Which countries count? Lawrence V. texas and the selection of foreign persuasive authority

Abstract

This Article provides a selection process for foreign persuasive authority within the context of comparative analysis. In Lawrence v. Texas, the Supreme Court struck down as unconstitutional a state statute relying, in part, on select foreign sources of authority. Recent scholarship has attacked the Lawrence Court's use of foreign authority, and in particular, its apparent self-serving and biased penchant for preferring materials from Western democracies at the expense of all other countries. This Article responds to that charge. This Article argues that by combining the results of an historical analysis of the use of foreign authority with modern trends in social sciences and legal scholarship, it is possible to construct a framework within which the selection of appropriate foreign materials for comparative analysis by U.S. courts can operate.
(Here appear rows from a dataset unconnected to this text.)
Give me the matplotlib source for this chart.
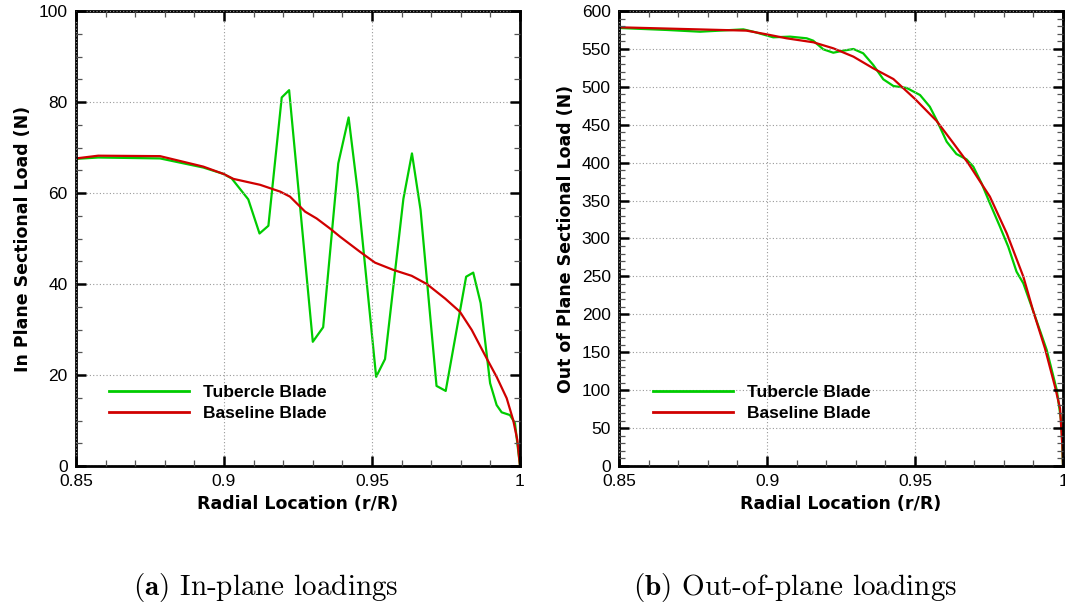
import matplotlib
matplotlib.use("Agg")
import matplotlib.pyplot as plt
from matplotlib.ticker import MultipleLocator, FuncFormatter

# Radial positions (r/R) and sectional loads (N)
r_inplane_tubercle = [0.850, 0.8575, 0.8784, 0.893, 0.8998, 0.9026, 0.9082, 0.912, 0.915,
                      0.9195, 0.922, 0.930, 0.9335, 0.9386, 0.9421, 0.9451, 0.9514, 0.9544,
                      0.9606, 0.9635, 0.9664, 0.9718, 0.9749, 0.9818, 0.9842, 0.9867, 0.9899,
                      0.9921, 0.9938, 0.9966, 0.9983, 1.000]
load_inplane_tubercle = [67.5, 67.8, 67.6, 65.6, 64.2, 63.2, 58.6, 51.1, 52.8,
                         81.0, 82.6, 27.3, 30.5, 66.5, 76.6, 60.7, 19.6, 23.5,
                         58.7, 68.7, 56.3, 17.6, 16.5, 41.6, 42.5, 35.8, 18.2,
                         13.4, 11.8, 11.2, 9.4, 0.0]

r_inplane_baseline = [0.850, 0.8575, 0.8784, 0.893, 0.8998, 0.9032, 0.9122, 0.919, 0.9223,
                      0.9274, 0.9313, 0.9358, 0.9392, 0.9459, 0.951, 0.9572, 0.9634, 0.9685,
                      0.9747, 0.9797, 0.9837, 0.9887, 0.9921, 0.9955, 0.9977, 0.9991, 1.000]
load_inplane_baseline = [67.6, 68.2, 68.1, 65.8, 64.2, 63.1, 61.8, 60.3, 59.2,
                         55.9, 54.4, 52.2, 50.4, 47.1, 44.7, 43.1, 41.8, 40.0,
                         36.8, 33.9, 29.9, 23.7, 19.6, 14.9, 10.1, 5.7, 0.0]

r_outplane_tubercle = [0.850, 0.8661, 0.8774, 0.892, 0.8954, 0.9021, 0.9078, 0.9134, 0.9156,
                       0.919, 0.9224, 0.9258, 0.9292, 0.9325, 0.9359, 0.9393, 0.9427, 0.9472,
                       0.9517, 0.955, 0.9573, 0.9607, 0.964, 0.9674, 0.9697, 0.9725, 0.9753,
                       0.9787, 0.9815, 0.9843, 0.9866, 0.990, 0.9945, 0.9979, 0.9995, 1.000]
load_outplane_tubercle = [577.6, 575.0, 572.7, 575.8, 572.7, 565.3, 566.2, 564.0, 560.9,
                          549.5, 545.0, 547.7, 549.9, 544.2, 528.8, 509.9, 501.1, 498.5,
                          489.2, 473.8, 456.3, 427.7, 411.4, 404.4, 394.7, 372.7, 346.4,
                          315.6, 289.2, 256.3, 240.9, 203.5, 153.0, 100.2, 56.0, 0.0]

r_outplane_baseline = [0.850, 0.8931, 0.8999, 0.9066, 0.9157, 0.9224, 0.9292, 0.9359, 0.9427,
                       0.950, 0.9573, 0.963, 0.968, 0.9753, 0.981, 0.9866, 0.990, 0.9939,
                       0.9973, 0.999, 0.9998, 1.000]
load_outplane_baseline = [578.5, 574.1, 569.2, 564.0, 558.7, 550.8, 539.8, 524.4, 510.3,
                          484.0, 455.0, 425.5, 399.1, 355.2, 306.8, 249.7, 203.5, 155.2,
                          104.6, 76.0, 25.5, 0.0]

series_labels = ["Tubercle Blade", "Baseline Blade"]
x_label = "Radial Location (r/R)"
y_labels = ["In Plane Sectional Load (N)", "Out of Plane Sectional Load (N)"]
captions = [r"$\mathbf{(a)}$ In-plane loadings", r"$\mathbf{(b)}$ Out-of-plane loadings"]

GREEN = "#00cc00"
RED = "#d00000"
LABEL_FONT = {"family": "DejaVu Sans", "size": 12.5, "weight": "bold"}

plt.rcParams["font.family"] = ["Liberation Sans", "DejaVu Sans"]
plt.rcParams["mathtext.fontset"] = "cm"

fig = plt.figure(figsize=(10.65, 6.11), dpi=100)
W, H = 1065, 611


def style_axes(ax, ymax, ymajor, yminor):
    ax.set_xlim(0.85, 1.0)
    ax.set_ylim(0, ymax)
    ax.xaxis.set_major_locator(MultipleLocator(0.05))
    ax.xaxis.set_minor_locator(MultipleLocator(0.01))
    ax.yaxis.set_major_locator(MultipleLocator(ymajor))
    ax.yaxis.set_minor_locator(MultipleLocator(yminor))
    ax.xaxis.set_major_formatter(FuncFormatter(lambda v, p: f"{v:g}"))
    ax.yaxis.set_major_formatter(FuncFormatter(lambda v, p: f"{v:g}"))
    ax.tick_params(which="both", direction="in", top=True, right=True, labelsize=12.5,
                   colors="black")
    ax.tick_params(which="major", length=7.5, width=1.8, pad=6)
    ax.tick_params(which="minor", length=4, width=0.9, color="#555555")
    for s in ax.spines.values():
        s.set_linewidth(2.0)
    ax.grid(True, which="major", linestyle=(0, (1, 2)), color="#999999", linewidth=0.8)
    ax.set_axisbelow(False)
    ax.set_xlabel(x_label, fontdict=LABEL_FONT, labelpad=4)


ax1 = fig.add_axes([76 / W, (611 - 466) / H, 444 / W, 455 / H])
ax1.plot(r_inplane_tubercle, load_inplane_tubercle, color=GREEN, lw=1.6, label=series_labels[0])
ax1.plot(r_inplane_baseline, load_inplane_baseline, color=RED, lw=1.6, label=series_labels[1])
style_axes(ax1, 100, 20, 5)
ax1.set_ylabel(y_labels[0], fontdict=LABEL_FONT, labelpad=5)

ax2 = fig.add_axes([619 / W, (611 - 466) / H, 444 / W, 455 / H])
ax2.plot(r_outplane_tubercle, load_outplane_tubercle, color=GREEN, lw=1.6, label=series_labels[0])
ax2.plot(r_outplane_baseline, load_outplane_baseline, color=RED, lw=1.6, label=series_labels[1])
style_axes(ax2, 600, 50, 10)
ax2.set_ylabel(y_labels[1], fontdict=LABEL_FONT, labelpad=5)

for ax, xa in ((ax1, 0.074), (ax2, 0.077)):
    leg = ax.legend(loc="center left", bbox_to_anchor=(xa, 0.138), frameon=False,
                    prop={"size": 12.5, "weight": "bold"}, handlelength=4.6,
                    handletextpad=0.8, labelspacing=0.32, borderpad=0, borderaxespad=0)
    for line in leg.get_lines():
        line.set_linewidth(2.0)

for cx, text in zip((266 / W, 795 / W), captions):
    fig.text(cx, 1 - 588 / H, text, ha="center", va="center", fontsize=21, family="cmr10")

fig.savefig("out.png", dpi=100)
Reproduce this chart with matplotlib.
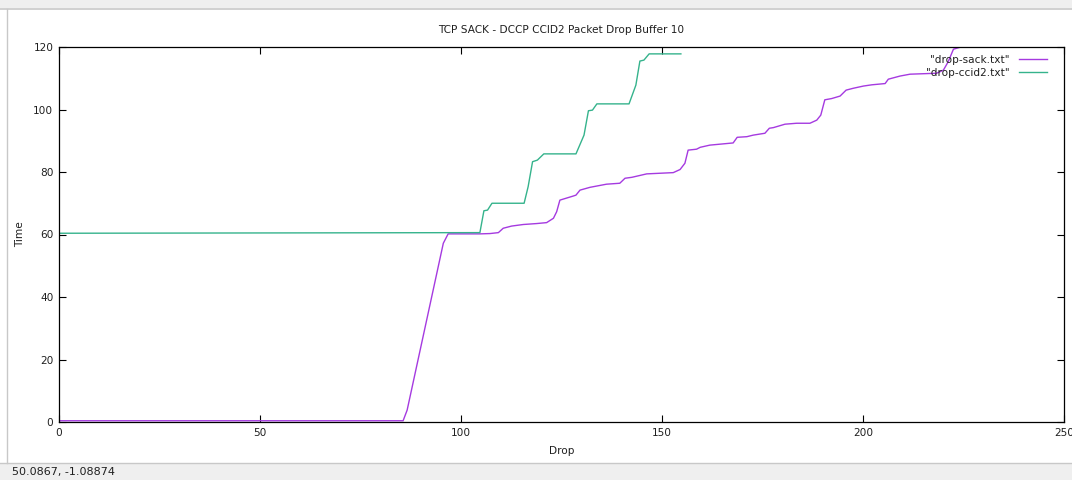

First, this Article traces the history of comparative analysis in the United States and, describing its normative impulse, illustrates that the ethos of comparative law in this country has always been one of informed nation selection. Based upon this notion, this Article then presents a tri-partite framework in which the selection of foreign persuasive authority can take place: a framework which, depending on the specific context of the case, combines the democratic credentials of the originating country with such country's societal affinities to the United States. This Article concludes by showing that the Lawrence majority's selections complied with this framework, thus demonstrating that a cohesive and principled process lay behind the Court's particular choices of foreign persuasive authority.